More sinisterly, I now get the feeling that whatever we might discuss, he will have to be debriefed by his Org when he gets back to his headquarters to assure that he is still on board to the required degree. And this is also accompanied by the eerie sense that his lovely wife, the one who took my little girl to the bottom of the garden, is riding shotgun on our relationship. Whenever we might get together she seems to appear, as if by magic, in the middle distance, just close enough to overhear the conversation. Perhaps I'm paranoid and I am doing them a terrible injustice, but even this semi-realisation won't impinge on the rock in my midsection.
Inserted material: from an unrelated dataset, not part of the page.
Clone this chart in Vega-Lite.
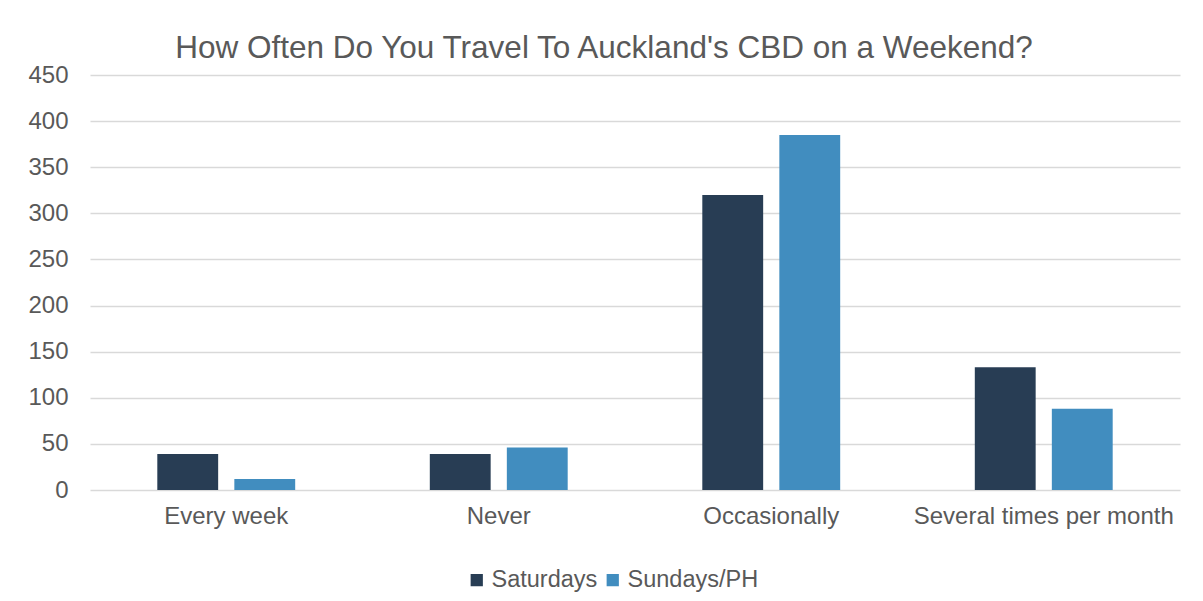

The fact that he is a good man is a powerful mitigator. But being selfless is simply not enough. If one abrogates one's self and one's responsibilities and authorities as an educated intelligent individual human being, one has to consider into whose hands that self and those responsibilities and authorities are being delivered or will fall. This includes considering the full implications of one's self and responsibilities and authorities being exercised elsewhere.

My brother may believe that his seniors in the Org are his "betters", but, to me, that is part of the tragedy.

As things stand, none of us can possibly know why we're here or what we're here for. Not even that horse's arse L Ron Hubbard (or his ridiculous and petulant heir - D Miscavige). Ron may have had some entertaining theories, but we, as a species, are simply not in any position to prove or disprove such theories.

So that is what they must remain – theories. Open to discussion, debate, analysis, contrary interpretations until such time as the situation changes. Until such time as word of our purpose gets through - incontrovertibly, incontestably - from some incontrovertibly and incontestably higher source – a source undoubted by any single human, unencumbered by fear, who happens to be alive at the time - we can only guess. And our guesses should be fully challengeable and open to discussion and exploration.

More optimistically, in the sense that the darkness of not knowing is upon us all, it is this very darkness which assures us that we are equal.

Because we don't know our purpose (reproduction is not in itself a purpose – all life reproduces), we cannot be sure whether any one among us is or is not serving that purpose – let alone be sure whether one or other of us is better at it than any other.

It is not the knowing, but the not knowing which unites us, which places us in the same boat, which makes us brothers and sisters.

And as brothers and sisters, we are all collectively joined in the hunt for clues; all collectively joined in the fair and open discussion and analysis of any such clues as and when they may surface.